An e-toll gantry on the N1 highway. File photo: Thobile Mathonsi / INLSA

PRETORIA – Electronic Toll Collection (ETC), which in 2009 was awarded the original contract by the SA National Roads Agency (Sanral) for the Gauteng Freeway Improvement Project (GFIP), would continue to manage e-tolling until at least December 2 next year.

ETC, a wholly-owned subsidiary of the Austrian-based Kapsch Group, confirmed this yesterday in a statement about setting “the record straight” on the renewal of the e-tolling contract.

It said the full operations portion of the contract it was awarded by Sanral on September 18, 2009, included Open Road Tolling (ORT) services for a period of eight years plus five-year contracts each from the commencement of tolling for the Violations Processing Centre (VPC) and the Transaction Clearing House (TCH).

ETC added that a sub-clause of the special provisions in the full works contract stated that Sanral, as the employer, “shall have the option to extend the operation service period in respect of TCH and VPC for a further period of 12 months”.

However, ETC said these contractual terms were amended through an amicable settlement signed by ETC and Sanral on April 3 last year, “such that it shall be six years for the full works (for the avoidance of doubt, the operation service period for the ORT, TCH and VPC shall end on December 2, 2019)”.

ETC said it was further agreed that Sanral “shall have the option, on written notice to the contractor (ETC) prior to the expiry of the operation service period, to extend the contract for a further period of 12 or 24 months".
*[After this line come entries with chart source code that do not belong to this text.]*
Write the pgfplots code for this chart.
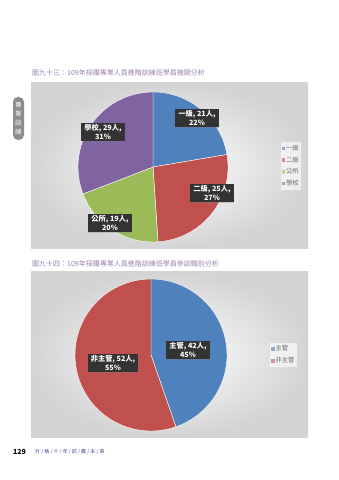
\documentclass[border=0pt]{standalone}
\usepackage{fontspec}
\setmainfont{Noto Sans CJK TC}
\newfontfamily\cjk{Noto Sans CJK TC}
\usepackage{pgfplots}
\usepackage{pgfplotstable}
\pgfplotsset{compat=1.18}
\usetikzlibrary{shadows}

\definecolor{pA0}{HTML}{4F81BD}
\definecolor{pA1}{HTML}{C0504D}
\definecolor{pA2}{HTML}{9BBB59}
\definecolor{pA3}{HTML}{8064A2}
\definecolor{pB0}{HTML}{4F81BD}
\definecolor{pB1}{HTML}{C0504D}
\definecolor{titlec}{HTML}{9A82B0}
\definecolor{footc}{HTML}{3B4A8C}
\definecolor{legc}{HTML}{6A6A6A}

% chart 1: 一級, 二級, 公所, 學校
\pgfplotstableread{
idx value
0 21
1 25
2 19
3 29
}\pieA
% chart 2: 主管, 非主管
\pgfplotstableread{
idx value
0 42
1 52
}\pieB

\makeatletter
\newcommand\pieangles[2]{%
  \pgfplotstablegetrowsof{#1}%
  \pgfmathtruncatemacro\pie@n{\pgfplotsretval-1}%
  \def\pie@tot{0}%
  \pgfplotsforeachungrouped \pie@i in {0,...,\pie@n}{%
    \pgfplotstablegetelem{\pie@i}{value}\of#1%
    \pgfmathsetmacro\pie@tot{\pie@tot+\pgfplotsretval}%
  }%
  \def\pie@cum{0}%
  \pgfplotsforeachungrouped \pie@i in {0,...,\pie@n}{%
    \pgfplotstablegetelem{\pie@i}{value}\of#1%
    \pgfmathsetmacro\pie@s{90-(\pie@cum/\pie@tot)*360}%
    \pgfmathsetmacro\pie@cum{\pie@cum+\pgfplotsretval}%
    \pgfmathsetmacro\pie@e{90-(\pie@cum/\pie@tot)*360}%
    \expandafter\xdef\csname #2s\pie@i\endcsname{\pie@s}%
    \expandafter\xdef\csname #2e\pie@i\endcsname{\pie@e}%
  }%
}
\makeatother

\tikzset{lbl/.style={fill=black!80, text=white, align=center, inner xsep=3pt, inner ysep=2pt,
  font=\cjk\bfseries\fontsize{7.2}{8.4}\selectfont,
  drop shadow={shadow xshift=0.8pt, shadow yshift=-0.8pt, opacity=0.35}}}
\pgfplotsset{pielegend/.style={
  legend image code/.code={\fill[##1] (0pt,-1.7pt) rectangle (3.4pt,1.7pt);},
  legend cell align=left,
  legend style={draw=none, fill=white, fill opacity=0.6, text opacity=1, text=legc,
    font=\cjk\fontsize{6.3}{7}\selectfont, row sep=3.6pt, nodes={inner sep=0.7pt},
    inner xsep=1.5pt, inner ysep=2pt}}}

\begin{document}
\pieangles{\pieA}{A}%
\pieangles{\pieB}{B}%
\begin{tikzpicture}[x=1pt,y=1pt]
\useasboundingbox (0,0) rectangle (339,480);
\fill[white] (0,0) rectangle (339,480);

% side tab
\fill[black!45, rounded corners=5pt] (13,340) rectangle (24,383);
\node[text=white, align=center, font=\cjk\fontsize{6.5}{9}\selectfont] at (18.5,361.5) {專\\業\\訓\\練};

% titles
\node[anchor=west, text=titlec, font=\cjk\fontsize{7}{8}\selectfont, inner sep=0] at (32,407) {圖九十三：109年採購專業人員進階訓練班學員機關分析};
\node[anchor=west, text=titlec, font=\cjk\fontsize{7}{8}\selectfont, inner sep=0] at (32,216) {圖九十四：109年採購專業人員進階訓練班學員參訓職別分析};

% chart frames
\shade[inner color=white, outer color=black!17] (31,231) rectangle (308,397);
\shade[inner color=white, outer color=black!17] (31,42) rectangle (308,208);

\begin{axis}[at={(31pt,231pt)}, anchor=south west, width=277pt, height=166pt, scale only axis,
  xmin=31, xmax=308, ymin=231, ymax=397, hide axis, clip=false, pielegend,
  legend style={at={(0.9,0.5)}, anchor=west}]
\addlegendimage{draw=none, fill=pA0}\addlegendentry{一級}
\addlegendimage{draw=none, fill=pA1}\addlegendentry{二級}
\addlegendimage{draw=none, fill=pA2}\addlegendentry{公所}
\addlegendimage{draw=none, fill=pA3}\addlegendentry{學校}
\pgfplotsinvokeforeach{0,1,2,3}{
  \fill[pA#1, draw=white, line width=0.4pt] (axis cs:153,313) -- ++(\csname As#1\endcsname:75pt)
    arc[start angle=\csname As#1\endcsname, end angle=\csname Ae#1\endcsname, radius=75pt] -- cycle;
}
\node[lbl] at (axis cs:197,362) {一級, 21人,\\22\%};
\node[lbl] at (axis cs:212,287) {二級, 25人,\\27\%};
\node[lbl] at (axis cs:110,257) {公所, 19人,\\20\%};
\node[lbl] at (axis cs:103,348) {學校, 29人,\\31\%};
\end{axis}

\begin{axis}[at={(31pt,42pt)}, anchor=south west, width=277pt, height=166pt, scale only axis,
  xmin=31, xmax=308, ymin=42, ymax=208, hide axis, clip=false, pielegend,
  legend style={at={(0.862,0.5)}, anchor=west}]
\addlegendimage{draw=none, fill=pB0}\addlegendentry{主管}
\addlegendimage{draw=none, fill=pB1}\addlegendentry{非主管}
\pgfplotsinvokeforeach{0,1}{
  \fill[pB#1, draw=white, line width=0.4pt] (axis cs:151,125) -- ++(\csname Bs#1\endcsname:76pt)
    arc[start angle=\csname Bs#1\endcsname, end angle=\csname Be#1\endcsname, radius=76pt] -- cycle;
}
\node[lbl] at (axis cs:188,130) {主管, 42人,\\45\%};
\node[lbl] at (axis cs:113,117) {非主管, 52人,\\55\%};
\end{axis}

% footer
\node[anchor=west, inner sep=0, font=\fontsize{7}{8}\selectfont\bfseries] at (13,28) {129};
\node[anchor=west, inner sep=0, text=footc, font=\cjk\fontsize{5}{6}\selectfont] at (35,28) {升 / 格 / 十 / 年 / 前 / 瞻 / 未 / 來};
\end{tikzpicture}
\end{document}
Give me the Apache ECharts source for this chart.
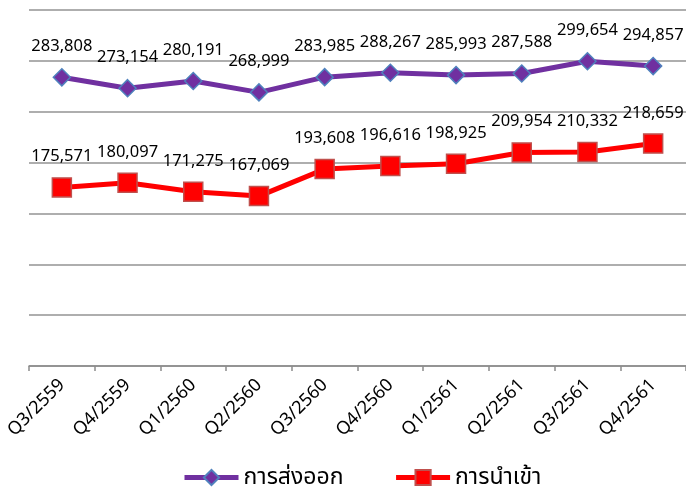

It stressed that the ORT, TCH and VPC were, therefore, now all one six-year contract, with the option to extend it for another one or two years.

ETC said the settlement was approved by the Treasury, based on the fact that Sanral would not have spent the entire contract value by the end of the maximum two-year extension.

Coenie Vermaak, the chief executive of ETC, told a transport forum last week that the non-compliance of motorists in paying their e-tolls had resulted in the R22 billion originally invested in the GFIP ballooning to R40.5bn because of interest on the debt.